## AIM
Set down the full listing exactly as given. Any pictures are to be left out.

## INFORMATION SUPPLIED
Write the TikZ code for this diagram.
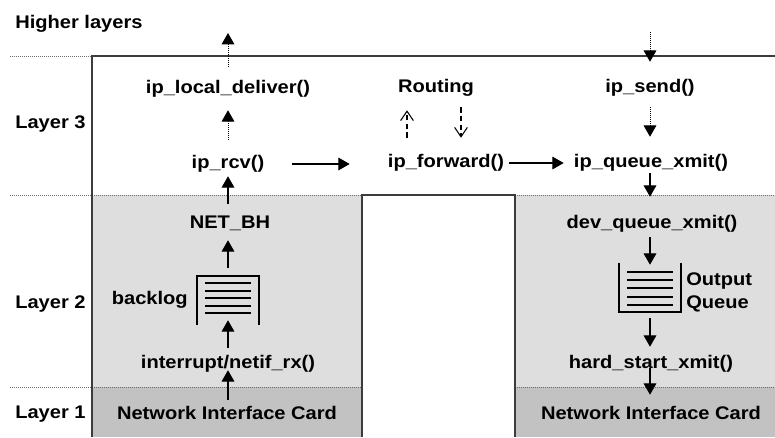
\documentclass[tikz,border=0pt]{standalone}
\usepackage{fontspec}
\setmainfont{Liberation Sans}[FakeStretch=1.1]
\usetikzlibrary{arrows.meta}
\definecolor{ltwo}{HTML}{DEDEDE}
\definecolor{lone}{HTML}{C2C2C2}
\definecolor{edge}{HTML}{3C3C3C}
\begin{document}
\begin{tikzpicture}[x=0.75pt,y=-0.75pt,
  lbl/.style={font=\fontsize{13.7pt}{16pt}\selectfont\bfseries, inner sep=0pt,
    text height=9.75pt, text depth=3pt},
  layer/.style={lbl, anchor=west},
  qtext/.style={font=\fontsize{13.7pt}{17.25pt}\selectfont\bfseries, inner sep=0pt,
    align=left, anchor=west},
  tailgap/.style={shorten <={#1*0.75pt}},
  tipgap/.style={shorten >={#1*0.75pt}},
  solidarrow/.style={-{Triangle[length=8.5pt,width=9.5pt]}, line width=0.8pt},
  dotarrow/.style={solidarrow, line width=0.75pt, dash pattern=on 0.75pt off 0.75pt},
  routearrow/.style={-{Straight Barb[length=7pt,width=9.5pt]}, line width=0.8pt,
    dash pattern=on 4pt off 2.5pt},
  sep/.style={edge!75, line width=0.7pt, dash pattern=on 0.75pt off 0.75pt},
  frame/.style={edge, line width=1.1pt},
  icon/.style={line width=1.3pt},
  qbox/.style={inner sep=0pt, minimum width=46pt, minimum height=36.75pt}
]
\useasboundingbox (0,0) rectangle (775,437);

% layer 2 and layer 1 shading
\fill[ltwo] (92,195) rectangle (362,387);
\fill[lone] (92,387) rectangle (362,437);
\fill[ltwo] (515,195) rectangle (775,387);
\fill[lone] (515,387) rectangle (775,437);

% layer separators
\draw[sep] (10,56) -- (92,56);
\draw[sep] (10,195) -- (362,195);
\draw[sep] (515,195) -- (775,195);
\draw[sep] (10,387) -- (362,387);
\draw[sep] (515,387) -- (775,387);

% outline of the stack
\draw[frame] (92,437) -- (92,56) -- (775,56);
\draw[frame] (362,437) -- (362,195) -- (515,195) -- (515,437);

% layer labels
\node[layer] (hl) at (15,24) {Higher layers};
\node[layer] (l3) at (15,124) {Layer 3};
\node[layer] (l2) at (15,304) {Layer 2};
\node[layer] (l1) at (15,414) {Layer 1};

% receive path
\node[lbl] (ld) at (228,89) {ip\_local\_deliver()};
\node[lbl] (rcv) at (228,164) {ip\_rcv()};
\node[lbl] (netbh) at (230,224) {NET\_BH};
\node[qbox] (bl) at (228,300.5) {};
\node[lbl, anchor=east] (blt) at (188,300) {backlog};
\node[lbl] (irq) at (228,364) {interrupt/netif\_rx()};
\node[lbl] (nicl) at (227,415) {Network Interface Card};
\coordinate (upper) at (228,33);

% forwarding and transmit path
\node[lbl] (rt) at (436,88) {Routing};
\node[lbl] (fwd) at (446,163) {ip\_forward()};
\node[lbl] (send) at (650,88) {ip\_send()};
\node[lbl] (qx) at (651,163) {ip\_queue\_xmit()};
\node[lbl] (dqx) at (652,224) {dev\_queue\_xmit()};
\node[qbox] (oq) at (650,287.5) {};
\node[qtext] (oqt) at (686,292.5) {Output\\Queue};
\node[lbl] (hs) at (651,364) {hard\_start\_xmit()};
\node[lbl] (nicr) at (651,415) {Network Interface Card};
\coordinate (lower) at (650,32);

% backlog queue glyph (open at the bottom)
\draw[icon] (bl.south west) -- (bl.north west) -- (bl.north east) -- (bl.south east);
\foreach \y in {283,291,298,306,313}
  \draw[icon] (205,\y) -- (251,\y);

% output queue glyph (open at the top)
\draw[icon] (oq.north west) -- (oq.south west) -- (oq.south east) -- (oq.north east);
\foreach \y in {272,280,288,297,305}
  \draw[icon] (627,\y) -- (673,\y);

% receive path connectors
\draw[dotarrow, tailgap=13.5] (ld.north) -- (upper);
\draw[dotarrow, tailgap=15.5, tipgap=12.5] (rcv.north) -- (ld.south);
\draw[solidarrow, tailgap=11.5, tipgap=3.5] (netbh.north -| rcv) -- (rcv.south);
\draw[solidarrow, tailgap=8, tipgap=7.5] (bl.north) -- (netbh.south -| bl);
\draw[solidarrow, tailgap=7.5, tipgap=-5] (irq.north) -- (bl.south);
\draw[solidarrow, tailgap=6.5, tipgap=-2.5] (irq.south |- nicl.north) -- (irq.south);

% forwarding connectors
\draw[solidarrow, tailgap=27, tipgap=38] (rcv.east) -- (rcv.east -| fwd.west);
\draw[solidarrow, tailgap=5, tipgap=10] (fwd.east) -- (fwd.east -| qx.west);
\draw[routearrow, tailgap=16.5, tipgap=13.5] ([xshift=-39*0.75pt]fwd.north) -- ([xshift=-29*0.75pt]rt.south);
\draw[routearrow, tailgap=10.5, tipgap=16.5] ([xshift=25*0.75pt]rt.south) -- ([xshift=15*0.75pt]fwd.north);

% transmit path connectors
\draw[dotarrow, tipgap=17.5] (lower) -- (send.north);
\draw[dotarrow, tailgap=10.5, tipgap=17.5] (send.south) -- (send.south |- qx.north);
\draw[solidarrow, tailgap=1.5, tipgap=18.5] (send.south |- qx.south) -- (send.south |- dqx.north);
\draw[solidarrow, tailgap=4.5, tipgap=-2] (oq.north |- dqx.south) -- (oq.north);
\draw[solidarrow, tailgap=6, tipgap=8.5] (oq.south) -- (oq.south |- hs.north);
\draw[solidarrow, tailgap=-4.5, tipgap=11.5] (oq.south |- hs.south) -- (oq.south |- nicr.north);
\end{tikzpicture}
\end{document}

## RESULT
Write the TikZ code for this diagram.
\documentclass[tikz,border=0pt]{standalone}
\usepackage{fontspec}
\setmainfont{Liberation Sans}[FakeStretch=1.1]
\usetikzlibrary{arrows.meta}
\definecolor{ltwo}{HTML}{DEDEDE}
\definecolor{lone}{HTML}{C2C2C2}
\definecolor{edge}{HTML}{3C3C3C}
\begin{document}
\begin{tikzpicture}[x=0.75pt,y=-0.75pt,
  lbl/.style={font=\fontsize{13.7pt}{16pt}\selectfont\bfseries, inner sep=0pt,
    text height=9.75pt, text depth=3pt},
  layer/.style={lbl, anchor=west},
  qtext/.style={font=\fontsize{13.7pt}{17.25pt}\selectfont\bfseries, inner sep=0pt,
    align=left, anchor=west},
  tailgap/.style={shorten <={#1*0.75pt}},
  tipgap/.style={shorten >={#1*0.75pt}},
  solidarrow/.style={-{Triangle[length=8.5pt,width=9.5pt]}, line width=0.8pt},
  dotarrow/.style={solidarrow, line width=0.75pt, dash pattern=on 0.75pt off 0.75pt},
  routearrow/.style={-{Straight Barb[length=7pt,width=9.5pt]}, line width=0.8pt,
    dash pattern=on 4pt off 2.5pt},
  sep/.style={edge!75, line width=0.7pt, dash pattern=on 0.75pt off 0.75pt},
  frame/.style={edge, line width=1.1pt},
  icon/.style={line width=1.3pt},
  qbox/.style={inner sep=0pt, minimum width=46pt, minimum height=36.75pt}
]
\useasboundingbox (0,0) rectangle (775,437);

% layer 2 and layer 1 shading
\fill[ltwo] (92,195) rectangle (362,387);
\fill[lone] (92,387) rectangle (362,437);
\fill[ltwo] (515,195) rectangle (775,387);
\fill[lone] (515,387) rectangle (775,437);

% layer separators
\draw[sep] (10,56) -- (92,56);
\draw[sep] (10,195) -- (362,195);
\draw[sep] (515,195) -- (775,195);
\draw[sep] (10,387) -- (362,387);
\draw[sep] (515,387) -- (775,387);

% outline of the stack
\draw[frame] (92,437) -- (92,56) -- (775,56);
\draw[frame] (362,437) -- (362,195) -- (515,195) -- (515,437);

% layer labels
\node[layer] (hl) at (15,24) {Higher layers};
\node[layer] (l3) at (15,124) {Layer 3};
\node[layer] (l2) at (15,304) {Layer 2};
\node[layer] (l1) at (15,414) {Layer 1};

% receive path
\node[lbl] (ld) at (228,89) {ip\_local\_deliver()};
\node[lbl] (rcv) at (228,164) {ip\_rcv()};
\node[lbl] (netbh) at (230,224) {NET\_BH};
\node[qbox] (bl) at (228,300.5) {};
\node[lbl, anchor=east] (blt) at (188,300) {backlog};
\node[lbl] (irq) at (228,364) {interrupt/netif\_rx()};
\node[lbl] (nicl) at (227,415) {Network Interface Card};
\coordinate (upper) at (228,33);

% forwarding and transmit path
\node[lbl] (rt) at (436,88) {Routing};
\node[lbl] (fwd) at (446,163) {ip\_forward()};
\node[lbl] (send) at (650,88) {ip\_send()};
\node[lbl] (qx) at (651,163) {ip\_queue\_xmit()};
\node[lbl] (dqx) at (652,224) {dev\_queue\_xmit()};
\node[qbox] (oq) at (650,287.5) {};
\node[qtext] (oqt) at (686,292.5) {Output\\Queue};
\node[lbl] (hs) at (651,364) {hard\_start\_xmit()};
\node[lbl] (nicr) at (651,415) {Network Interface Card};
\coordinate (lower) at (650,32);

% backlog queue glyph (open at the bottom)
\draw[icon] (bl.south west) -- (bl.north west) -- (bl.north east) -- (bl.south east);
\foreach \y in {283,291,298,306,313}
  \draw[icon] (205,\y) -- (251,\y);

% output queue glyph (open at the top)
\draw[icon] (oq.north west) -- (oq.south west) -- (oq.south east) -- (oq.north east);
\foreach \y in {272,280,288,297,305}
  \draw[icon] (627,\y) -- (673,\y);

% receive path connectors
\draw[dotarrow, tailgap=13.5] (ld.north) -- (upper);
\draw[dotarrow, tailgap=15.5, tipgap=12.5] (rcv.north) -- (ld.south);
\draw[solidarrow, tailgap=11.5, tipgap=3.5] (netbh.north -| rcv) -- (rcv.south);
\draw[solidarrow, tailgap=8, tipgap=7.5] (bl.north) -- (netbh.south -| bl);
\draw[solidarrow, tailgap=7.5, tipgap=-5] (irq.north) -- (bl.south);
\draw[solidarrow, tailgap=6.5, tipgap=-2.5] (irq.south |- nicl.north) -- (irq.south);

% forwarding connectors
\draw[solidarrow, tailgap=27, tipgap=38] (rcv.east) -- (rcv.east -| fwd.west);
\draw[solidarrow, tailgap=5, tipgap=10] (fwd.east) -- (fwd.east -| qx.west);
\draw[routearrow, tailgap=16.5, tipgap=13.5] ([xshift=-39*0.75pt]fwd.north) -- ([xshift=-29*0.75pt]rt.south);
\draw[routearrow, tailgap=10.5, tipgap=16.5] ([xshift=25*0.75pt]rt.south) -- ([xshift=15*0.75pt]fwd.north);

% transmit path connectors
\draw[dotarrow, tipgap=17.5] (lower) -- (send.north);
\draw[dotarrow, tailgap=10.5, tipgap=17.5] (send.south) -- (send.south |- qx.north);
\draw[solidarrow, tailgap=1.5, tipgap=18.5] (send.south |- qx.south) -- (send.south |- dqx.north);
\draw[solidarrow, tailgap=4.5, tipgap=-2] (oq.north |- dqx.south) -- (oq.north);
\draw[solidarrow, tailgap=6, tipgap=8.5] (oq.south) -- (oq.south |- hs.north);
\draw[solidarrow, tailgap=-4.5, tipgap=11.5] (oq.south |- hs.south) -- (oq.south |- nicr.north);
\end{tikzpicture}
\end{document}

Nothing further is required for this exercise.